Work to be completed:
Return a copy of each line that holds the string "with".

Records for the exercise:
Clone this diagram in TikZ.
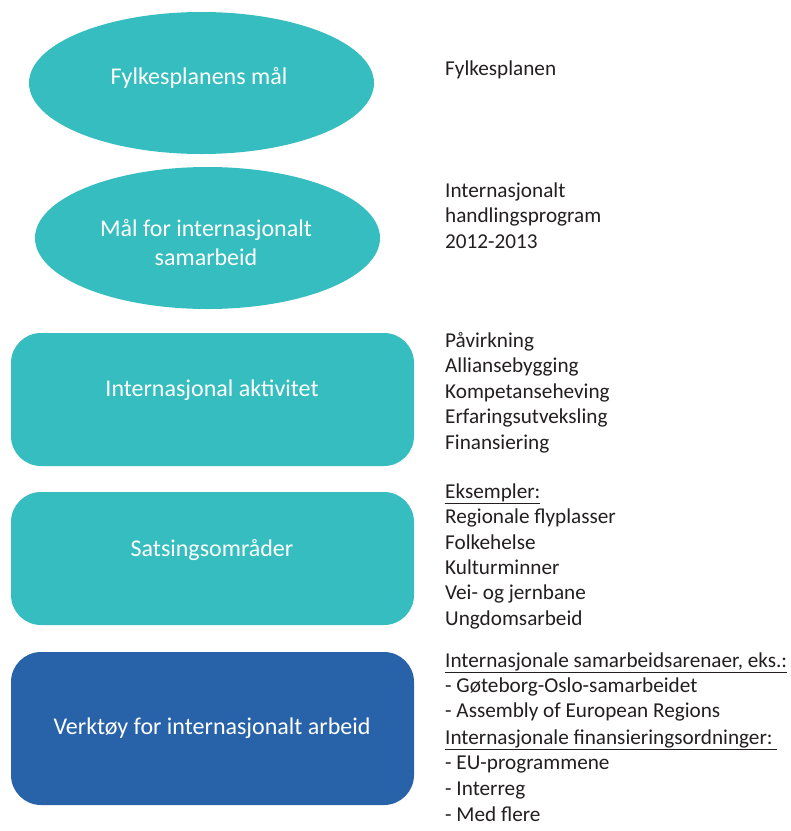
\documentclass[tikz,border=0pt]{standalone}
\usepackage{fontspec}
\setmainfont{Carlito}
\usetikzlibrary{shapes.geometric,backgrounds}
\definecolor{teal1}{HTML}{35BDBF}
\definecolor{blue1}{HTML}{2863A9}
\definecolor{txt}{HTML}{231F20}
\tikzset{
  ell/.style={ellipse, fill=teal1, draw=none, minimum width=345pt, minimum height=142pt, inner sep=0pt},
  rbox/.style={rectangle, rounded corners=30pt, draw=none, minimum width=403pt, minimum height=133pt, inner sep=0pt},
  conn/.style={draw=teal1, line width=8pt},
  boxtext/.style={text=white, font=\fontsize{24}{29}\selectfont, align=center, inner sep=0pt},
  side/.style={text=txt, font=\fontsize{21.2}{25.5}\selectfont, anchor=base west, inner sep=0pt},
}
\newcommand{\ul}[1]{\underline{#1}}
\begin{document}
\begin{tikzpicture}[x=1pt,y=-1pt]
\useasboundingbox[fill=white] (0,0) rectangle (791,831);
% shapes
\node[ell] (e1) at (201.5,83) {};
\node[ell] (e2) at (207.5,238) {};
\node[rbox, fill=teal1] (r1) at (212.5,399.5) {};
\node[rbox, fill=teal1] (r2) at (212.5,558.5) {};
\node[rbox, fill=blue1, minimum height=153pt] (v) at (212.5,728.5) {};
% box texts
\node[boxtext] (t1) at (199,78) {Fylkesplanens mål};
\node[boxtext] (t2) at (206,242.5) {Mål for internasjonalt\\samarbeid};
\node[boxtext] (t3) at (212,390) {Internasjonal aktivitet};
\node[boxtext] (t4) at (212,550) {Satsingsområder};
\node[boxtext] (t5) at (212,728) {Verktøy for internasjonalt arbeid};
% connectors
\begin{scope}[on background layer]
\draw[conn] (e1.center -| r1.center) -- (e2.center -| r1.center);
\draw[conn] (e2.center -| r1.center) -- (r1.center);
\draw[conn] (r1.center) -- (r2.center);
\draw[conn] (r2.center) -- (v.center);
\end{scope}
% side texts
\node[side] (s1) at (445,75) {Fylkesplanen};
\node[side] (s2) at (445,197) {Internasjonalt};
\node[side] (s3) at (445,222.5) {handlingsprogram};
\node[side] (s4) at (445,248) {2012-2013};
\node[side] (s5) at (445,347) {Påvirkning};
\node[side] (s6) at (445,372.5) {Alliansebygging};
\node[side] (s7) at (445,398) {Kompetanseheving};
\node[side] (s8) at (445,423.5) {Erfaringsutveksling};
\node[side] (s9) at (445,449) {Finansiering};
\node[side] (s10) at (445,498) {\ul{Eksempler:}};
\node[side] (s11) at (445,523.5) {Regionale flyplasser};
\node[side] (s12) at (445,549) {Folkehelse};
\node[side] (s13) at (445,574) {Kulturminner};
\node[side] (s14) at (445,599.5) {Vei- og jernbane};
\node[side] (s15) at (445,625) {Ungdomsarbeid};
\node[side] (s16) at (445,667) {\ul{Internasjonale samarbeidsarenaer, eks.:}};
\node[side] (s17) at (445,692) {- Gøteborg-Oslo-samarbeidet};
\node[side] (s18) at (445,717.5) {- Assembly of European Regions};
\node[side] (s19) at (445,744) {\ul{Internasjonale finansieringsordninger:\ }};
\node[side] (s20) at (445,769.5) {- EU-programmene};
\node[side] (s21) at (445,795) {- Interreg};
\node[side] (s22) at (445,821) {- Med flere};
\end{tikzpicture}
\end{document}
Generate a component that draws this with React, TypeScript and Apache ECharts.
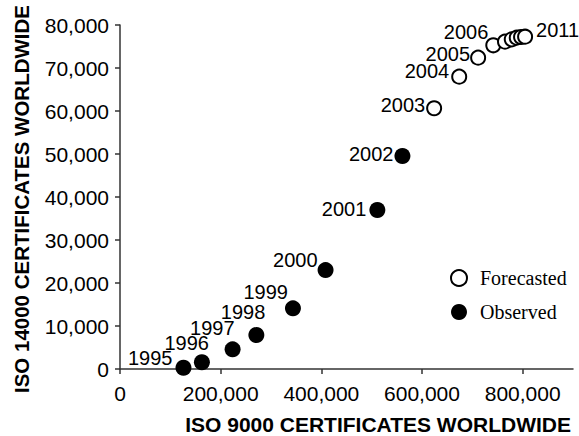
import React, { useEffect, useRef } from "react";
import * as echarts from "echarts";

// Observed certificates, 1995–2002
const observedYears = ["1995", "1996", "1997", "1998", "1999", "2000", "2001", "2002"];
const observedIso9000 = [126100, 162700, 223700, 270900, 343600, 408400, 511300, 561100];
const observedIso14000 = [300, 1560, 4580, 7900, 14100, 23000, 36980, 49530];

// Forecasted certificates, 2003–2011
const forecastYears = ["2003", "2004", "2005", "2006", "2007", "2008", "2009", "2010", "2011"];
const forecastIso9000 = [624100, 673900, 711500, 741600, 764900, 778300, 788200, 796800, 804800];
const forecastIso14000 = [60630, 67980, 72400, 75280, 76120, 76670, 77050, 77210, 77280];
// Years whose point carries a year label
const labelledYears = ["1995", "1996", "1997", "1998", "1999", "2000", "2001", "2002", "2003", "2004", "2005", "2006", "2011"];

const xTicks = [0, 200000, 400000, 600000, 800000];
const yTicks = [0, 10000, 20000, 30000, 40000, 50000, 60000, 70000, 80000];

const seriesNames = ["Forecasted", "Observed"];
const xTitle = "ISO 9000 CERTIFICATES WORLDWIDE";
const yTitle = "ISO 14000 CERTIFICATES WORLDWIDE";

// label placement around each point: [dx, dy] from the left side of the marker
const labelNudge: Record<string, [number, number]> = {
  "1995": [-3, -10],
  "1996": [15, -19],
  "1997": [10, -21],
  "1998": [17, -23],
  "1999": [3, -16],
  "2000": [0, -10],
  "2001": [-3, -1],
  "2002": [-1, -2],
  "2003": [-1, -3],
  "2004": [-2, -6],
  "2005": [0, -4],
  "2006": [3, -13],
};
const rightLabelNudge: Record<string, [number, number]> = {
  "2011": [3, -7],
};

const SANS = "'Liberation Sans', Arial, Helvetica, sans-serif";
const SERIF = "'Liberation Serif', 'Times New Roman', Times, serif";

const fmt = (v: number) => v.toLocaleString("en-US");

function buildPoints(years: string[], xs: number[], ys: number[]) {
  return years.map((year, i) => {
    const pt: any = { value: [xs[i], ys[i]], name: year };
    if (!labelledYears.includes(year)) {
      pt.label = { show: false };
    } else if (rightLabelNudge[year]) {
      pt.label = { show: true, position: "right", distance: 0, offset: rightLabelNudge[year] };
    } else {
      pt.label = { show: true, position: "left", distance: 0, offset: labelNudge[year] || [0, 0] };
    }
    return pt;
  });
}

export default function App() {
  const ref = useRef<HTMLDivElement>(null);

  useEffect(() => {
    if (!ref.current) return;
    const chart = echarts.init(ref.current, undefined, { renderer: "svg" });

    const pointLabel = {
      show: true,
      formatter: (p: any) => p.name,
      color: "#000",
      fontFamily: SANS,
      fontSize: 20,
    };

    chart.setOption({
      animation: false,
      backgroundColor: "#fff",
      grid: { left: 120, right: 6, top: 25, bottom: 67, containLabel: false },
      xAxis: {
        type: "value",
        min: 0,
        max: 900000,
        interval: 200000,
        splitLine: { show: false },
        axisLine: { show: true, onZero: false, lineStyle: { color: "#333", width: 1.5 } },
        axisTick: { show: true, length: 5, customValues: xTicks, lineStyle: { color: "#333", width: 1.5 } },
        axisLabel: {
          customValues: xTicks,
          formatter: (v: number) => fmt(v),
          color: "#000",
          fontFamily: SANS,
          fontSize: 21,
          margin: 14,
        },
      },
      yAxis: {
        type: "value",
        min: 0,
        max: 80000,
        interval: 10000,
        splitLine: { show: false },
        axisLine: { show: true, onZero: false, lineStyle: { color: "#333", width: 1.5 } },
        axisTick: { show: true, length: 5, customValues: yTicks, lineStyle: { color: "#333", width: 1.5 } },
        axisLabel: {
          customValues: yTicks,
          formatter: (v: number) => fmt(v),
          color: "#000",
          fontFamily: SANS,
          fontSize: 21,
          margin: 11,
        },
      },
      legend: {
        orient: "vertical",
        left: 445,
        top: 263,
        data: seriesNames,
        icon: "circle",
        itemWidth: 16,
        itemHeight: 16,
        itemGap: 14,
        textStyle: {
          fontFamily: SERIF,
          fontSize: 20,
          lineHeight: 20,
          color: "#000",
          padding: [0, 0, 0, 8],
        },
      },
      graphic: [
        {
          type: "text",
          right: 8,
          top: 414,
          style: {
            text: xTitle,
            fontFamily: SANS,
            fontWeight: "bold",
            fontSize: 21,
            fill: "#000",
          },
        },
        {
          type: "text",
          x: 11,
          y: 199,
          rotation: Math.PI / 2,
          style: {
            text: yTitle,
            fontFamily: SANS,
            fontWeight: "bold",
            fontSize: 20.5,
            fill: "#000",
            align: "center",
            verticalAlign: "top",
          },
        },
      ],
      series: [
        {
          name: seriesNames[0],
          type: "scatter",
          clip: false,
          symbol: "circle",
          symbolSize: 14,
          itemStyle: { color: "#fff", borderColor: "#000", borderWidth: 2, opacity: 1 },
          label: pointLabel,
          data: buildPoints(forecastYears, forecastIso9000, forecastIso14000),
          z: 3,
        },
        {
          name: seriesNames[1],
          type: "scatter",
          clip: false,
          symbol: "circle",
          symbolSize: 16,
          itemStyle: { color: "#000", borderWidth: 0, opacity: 1 },
          label: pointLabel,
          data: buildPoints(observedYears, observedIso9000, observedIso14000),
          z: 3,
        },
      ],
    });

    return () => chart.dispose();
  }, []);

  return (
    <div
      ref={ref}
      style={{ position: "fixed", left: 0, top: 0, width: 579, height: 436, background: "#fff" }}
    />
  );
}
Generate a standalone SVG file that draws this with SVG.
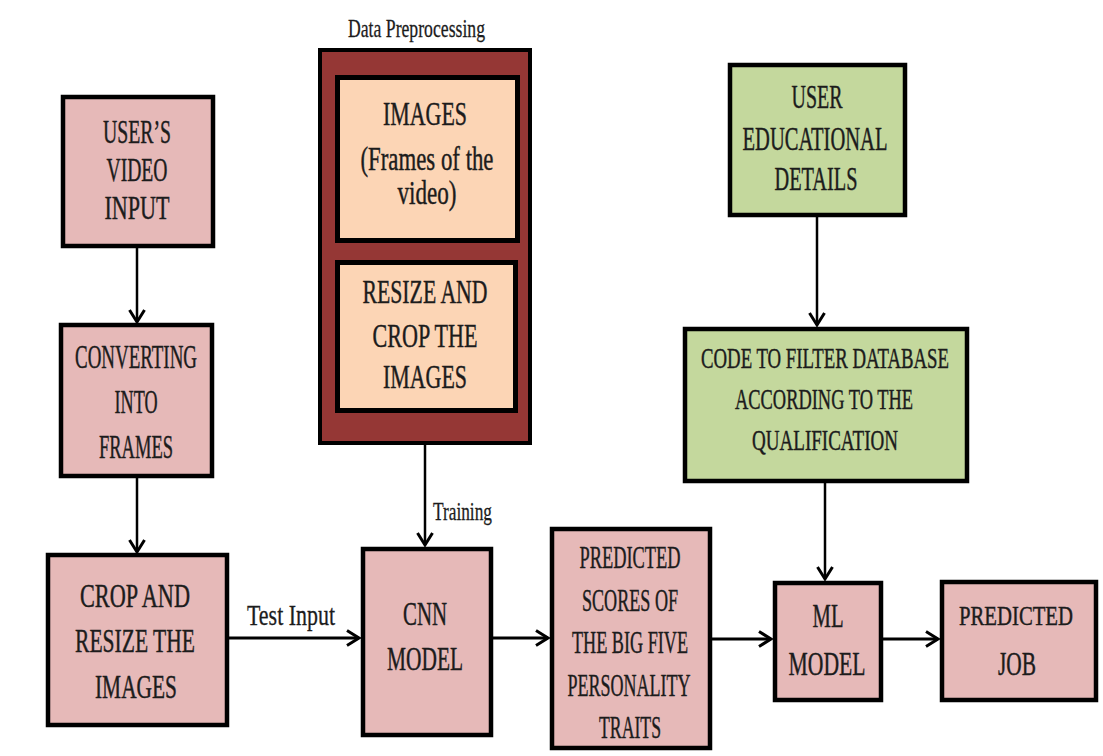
<svg xmlns="http://www.w3.org/2000/svg" width="1103" height="756" viewBox="0 0 1103 756">
<defs>
<style>
.bg{fill:#ffffff}
.pink{fill:#e6b9b8;stroke:#000;stroke-width:4.5}
.green{fill:#c4d89d;stroke:#000;stroke-width:4.5}
.dark{fill:#953735;stroke:#000;stroke-width:4}
.peach{fill:#fcd5b5;stroke:#000;stroke-width:5}
.t{font-family:"Liberation Serif","Times New Roman",serif;fill:#1c1c1c;stroke:#1c1c1c;stroke-width:0.45;text-anchor:middle}
.t34{font-size:34px}
.t32{font-size:32px}
.t30{font-size:30px}
.t28{font-size:28px}
.lbl{font-family:"Liberation Serif","Times New Roman",serif;fill:#1c1c1c;stroke:#1c1c1c;stroke-width:0.3}
.c{fill:none;stroke:#000;stroke-width:2.5}
.ch{fill:none;stroke:#000;stroke-width:3}
</style>
<marker id="ah" markerUnits="userSpaceOnUse" markerWidth="16" markerHeight="18" viewBox="-1 -9 16 18" refX="12" refY="0" orient="auto">
<path d="M0,-7.5 L12,0 L0,7.5" fill="none" stroke="#000" stroke-width="3"/>
</marker>
</defs>
<rect class="bg" x="0" y="0" width="1103" height="756"/>

<g id="connectors">
<line class="c" x1="137" y1="248" x2="137" y2="322" marker-end="url(#ah)"/>
<line class="c" x1="137" y1="478" x2="137" y2="552" marker-end="url(#ah)"/>
<line class="ch" x1="229" y1="638" x2="359" y2="638" marker-end="url(#ah)"/>
<line class="c" x1="425" y1="445" x2="425" y2="545" marker-end="url(#ah)"/>
<line class="ch" x1="493" y1="638" x2="548" y2="638" marker-end="url(#ah)"/>
<line class="ch" x1="712" y1="639" x2="771" y2="639" marker-end="url(#ah)"/>
<line class="ch" x1="883" y1="639" x2="938" y2="639" marker-end="url(#ah)"/>
<line class="c" x1="817" y1="217" x2="817" y2="325" marker-end="url(#ah)"/>
<line class="c" x1="825" y1="483" x2="825" y2="579" marker-end="url(#ah)"/>
<text class="lbl" x="247" y="625" font-size="30" textLength="88" lengthAdjust="spacingAndGlyphs">Test Input</text>
<text class="lbl" x="433" y="520" font-size="26" textLength="59" lengthAdjust="spacingAndGlyphs">Training</text>
</g>

<g id="user-video-input">
<rect class="pink" x="63" y="97" width="150" height="149"/>
<text class="t t34" x="137" y="143" textLength="68" lengthAdjust="spacingAndGlyphs">USER’S</text>
<text class="t t34" x="137" y="181" textLength="61" lengthAdjust="spacingAndGlyphs">VIDEO</text>
<text class="t t34" x="137" y="219" textLength="65" lengthAdjust="spacingAndGlyphs">INPUT</text>
</g>

<g id="converting-into-frames">
<rect class="pink" x="61" y="325" width="151" height="151"/>
<text class="t t34" x="136" y="368" textLength="122" lengthAdjust="spacingAndGlyphs">CONVERTING</text>
<text class="t t34" x="136" y="413" textLength="43" lengthAdjust="spacingAndGlyphs">INTO</text>
<text class="t t34" x="136" y="458" textLength="74" lengthAdjust="spacingAndGlyphs">FRAMES</text>
</g>

<g id="crop-resize">
<rect class="pink" x="48" y="555" width="179" height="170"/>
<text class="t t34" x="135" y="607" textLength="110" lengthAdjust="spacingAndGlyphs">CROP AND</text>
<text class="t t34" x="135" y="652" textLength="120" lengthAdjust="spacingAndGlyphs">RESIZE THE</text>
<text class="t t34" x="136" y="698" textLength="82" lengthAdjust="spacingAndGlyphs">IMAGES</text>
</g>

<g id="data-preprocessing">
<text class="lbl" x="348" y="37" font-size="26" textLength="137" lengthAdjust="spacingAndGlyphs">Data Preprocessing</text>
<rect class="dark" x="320" y="50" width="210" height="393"/>
</g>

<g id="images-frames">
<rect class="peach" x="337.5" y="77.5" width="180" height="163"/>
<text class="t t34" x="425" y="125" textLength="84" lengthAdjust="spacingAndGlyphs">IMAGES</text>
<text class="t t34" x="427" y="170" textLength="133" lengthAdjust="spacingAndGlyphs">(Frames of the</text>
<text class="t t34" x="427" y="204" textLength="59" lengthAdjust="spacingAndGlyphs">video)</text>
</g>

<g id="resize-crop">
<rect class="peach" x="337.5" y="262.5" width="178" height="148"/>
<text class="t t34" x="425" y="303" textLength="125" lengthAdjust="spacingAndGlyphs">RESIZE AND</text>
<text class="t t34" x="425" y="347" textLength="105" lengthAdjust="spacingAndGlyphs">CROP THE</text>
<text class="t t34" x="425" y="388" textLength="84" lengthAdjust="spacingAndGlyphs">IMAGES</text>
</g>

<g id="cnn-model">
<rect class="pink" x="363" y="549" width="128" height="186"/>
<text class="t t34" x="425" y="625" textLength="44" lengthAdjust="spacingAndGlyphs">CNN</text>
<text class="t t34" x="425" y="670" textLength="76" lengthAdjust="spacingAndGlyphs">MODEL</text>
</g>

<g id="predicted-scores">
<rect class="pink" x="552" y="529" width="158" height="219"/>
<text class="t t32" x="630" y="568" textLength="101" lengthAdjust="spacingAndGlyphs">PREDICTED</text>
<text class="t t32" x="630" y="611" textLength="96" lengthAdjust="spacingAndGlyphs">SCORES OF</text>
<text class="t t32" x="630" y="653" textLength="116" lengthAdjust="spacingAndGlyphs">THE BIG FIVE</text>
<text class="t t32" x="629" y="696" textLength="123" lengthAdjust="spacingAndGlyphs">PERSONALITY</text>
<text class="t t32" x="630" y="738" textLength="62" lengthAdjust="spacingAndGlyphs">TRAITS</text>
</g>

<g id="ml-model">
<rect class="pink" x="775" y="583" width="106" height="117"/>
<text class="t t34" x="828" y="627" textLength="31" lengthAdjust="spacingAndGlyphs">ML</text>
<text class="t t34" x="827" y="675" textLength="77" lengthAdjust="spacingAndGlyphs">MODEL</text>
</g>

<g id="predicted-job">
<rect class="pink" x="942" y="582" width="154" height="118"/>
<text class="t t28" x="1016" y="625" textLength="114" lengthAdjust="spacingAndGlyphs">PREDICTED</text>
<text class="t t34" x="1017" y="675" textLength="38" lengthAdjust="spacingAndGlyphs">JOB</text>
</g>

<g id="user-educational-details">
<rect class="green" x="730" y="65" width="175" height="150"/>
<text class="t t34" x="817" y="108" textLength="51" lengthAdjust="spacingAndGlyphs">USER</text>
<text class="t t34" x="815" y="150" textLength="145" lengthAdjust="spacingAndGlyphs">EDUCATIONAL</text>
<text class="t t34" x="816" y="190" textLength="83" lengthAdjust="spacingAndGlyphs">DETAILS</text>
</g>

<g id="code-filter">
<rect class="green" x="685" y="329" width="282" height="152"/>
<text class="t t30" x="825" y="368" textLength="248" lengthAdjust="spacingAndGlyphs">CODE TO FILTER DATABASE</text>
<text class="t t30" x="824" y="409" textLength="178" lengthAdjust="spacingAndGlyphs">ACCORDING TO THE</text>
<text class="t t30" x="825" y="450" textLength="146" lengthAdjust="spacingAndGlyphs">QUALIFICATION</text>
</g>
</svg>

Completed exercise:
Generate a component that draws this with React, TypeScript and Apache ECharts.
Generate a standalone SVG file that draws this with SVG.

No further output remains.